New UN migration chief worried boat deaths becoming "normalised"

The new head of the U.N. migration agency on Monday voiced concern that deaths in the Mediterranean were being "normalised" and vowed to work with governments to provide options for economic migration to help address the crisis.

U.S. former White House adviser Amy Pope started as head of the International Organization for Migration (IOM) on Oct. 1 at a time of record forced displacement around the world and high political tensions over irregular immigration.

In recent days, an Italian minister and billionaire Elon Musk have criticised Germany for backing charities helping distressed migrants on the world's most dangerous route, the Mediterranean, where 22,000 people have died or gone missing since 2014. Germany's foreign ministry defended its policies.

Asked to comment on the debate, Pope said: "Our biggest concern is that the deaths in the Mediterranean have been normalised and that people take for granted that this is just a cost of human movement."

"If we're really going to stop people crossing the Mediterranean on rickety boats and dying as they do so, we need to approach the situation far more comprehensively," she said.

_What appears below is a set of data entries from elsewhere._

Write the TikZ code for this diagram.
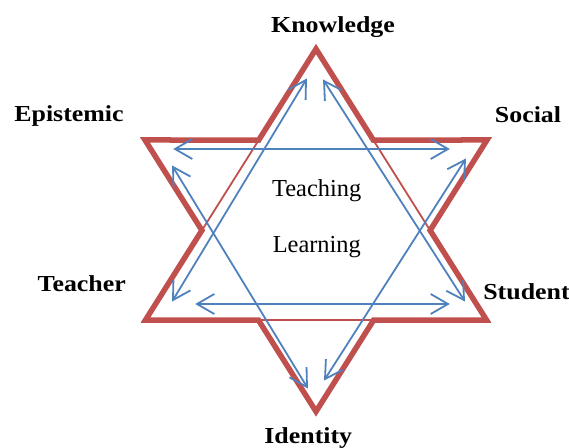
\documentclass[tikz,border=0pt]{standalone}
\usepackage{fontspec}
\setmainfont{Liberation Serif}
\newfontfamily\labelfont[FakeStretch=1.13]{Liberation Serif}
\usetikzlibrary{calc}
\definecolor{starred}{HTML}{C0504D}
\definecolor{arrowblue}{HTML}{4F81BD}
\tikzset{
  corner/.style={font=\labelfont\bfseries\fontsize{23}{23}\selectfont, anchor=base, inner sep=0pt},
  inner/.style={font=\fontsize{24.5}{24.5}\selectfont, anchor=base, inner sep=0pt},
  outline/.style={draw=starred, line width=5.5bp, line join=miter},
  hexline/.style={draw=starred, line width=1.8bp, line join=miter},
  link/.style={draw=arrowblue, line width=1.8bp, line join=miter}
}
% open V head at #1, pointing away from #2
\newcommand\openhead[2]{%
  \draw[link] ($(#1)!20bp!30:(#2)$) -- (#1) -- ($(#1)!20bp!-30:(#2)$);}
% double-headed connector between two named points
\newcommand\twoway[2]{%
  \draw[link] (#1) -- (#2);
  \openhead{#1}{#2}\openhead{#2}{#1}}
\begin{document}
\begin{tikzpicture}[x=1bp, y=-1bp]
  \useasboundingbox (0,0) rectangle (569,448);

  % triangle pointing up
  \coordinate (A) at (316,49);
  \coordinate (B) at (145.5,320);
  \coordinate (C) at (486.5,320);
  % triangle pointing down
  \coordinate (D) at (145,140);
  \coordinate (E) at (487,140);
  \coordinate (F) at (316,411.5);

  % crossing points of the two triangles
  \coordinate (P1) at (intersection of A--B and D--E);
  \coordinate (P2) at (intersection of A--B and D--F);
  \coordinate (P3) at (intersection of B--C and D--F);
  \coordinate (P4) at (intersection of B--C and E--F);
  \coordinate (P5) at (intersection of A--C and E--F);
  \coordinate (P6) at (intersection of A--C and D--E);

  % thin edges of the upward triangle, then the heavy star outline
  \path[hexline] (A) -- (B) -- (C) -- cycle;
  \path[outline] (A) -- (P1) -- (D) -- (P2) -- (B) -- (P3) -- (F)
    -- (P4) -- (C) -- (P5) -- (E) -- (P6) -- cycle;

  % arrow end points
  \coordinate (epiL) at (175,149);
  \coordinate (socR) at (448,149);
  \coordinate (teaL) at (197,304);
  \coordinate (stuR) at (448,304);
  \coordinate (knoL) at (306,80);
  \coordinate (knoR) at (324,81);
  \coordinate (teaD) at (173,300);
  \coordinate (stuD) at (464,300);
  \coordinate (epiU) at (173,167);
  \coordinate (socU) at (465,160);
  \coordinate (ideL) at (307,387);
  \coordinate (ideR) at (325,379);

  \twoway{epiL}{socR}
  \twoway{teaL}{stuR}
  \twoway{knoL}{teaD}
  \twoway{knoR}{stuD}
  \twoway{epiU}{ideL}
  \twoway{socU}{ideR}

  % labels
  \node[corner] (knowledge) at (333,33) {Knowledge};
  \node[corner] (epistemic) at (69,121.7) {Epistemic};
  \node[corner] (social) at (528,123) {Social};
  \node[corner] (teacher) at (81.7,291.7) {Teacher};
  \node[corner] (student) at (526.5,299) {Student};
  \node[corner] (identity) at (308.3,443) {Identity};
  \node[inner] (teaching) at (316.7,196.7) {Teaching};
  \node[inner] (learning) at (316.8,253) {Learning};
\end{tikzpicture}
\end{document}
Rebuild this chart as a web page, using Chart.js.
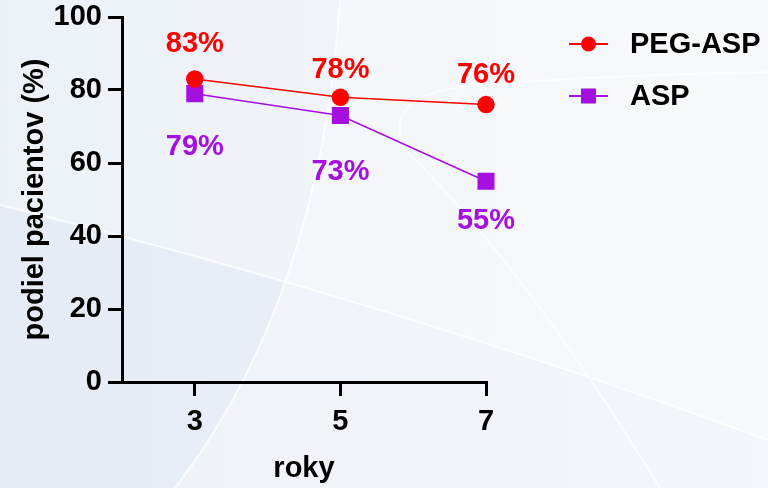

She declined to comment directly on Musk's remarks.

Pope, who wants to build partnerships with private companies to better manage migration, won a tense election in May against her then-boss, becoming the first female head of the U.N. agency since it was created in 1951. The IOM seeks to ensure humane and orderly migration and intervenes where needed.

In her first press conference, she vowed to work with countries that want to renew their labour forces like Spain.

"The evidence is fairly overwhelming that migration actually benefits economies," she said, saying this was especially true in wealthy countries with ageing populations and low birth rates.

Pope said her first trip would be to east Africa to meet the African Union Commission in Ethiopia and then to Brussels where she will meet senior European officials as they search for a deal on handling irregular migration.

In the absence of a long-stalled EU deal on sharing out asylum seekers reaching Europe, civil society groups say that it has become commonplace for authorities to illegally force them back over the border they entered from outside the bloc.

There were nearly 10,000 incidents of migrants been pushed back forcibly over EU borders - either on land or on water - between May-August, a Danish Refugee Council report showed on Monday.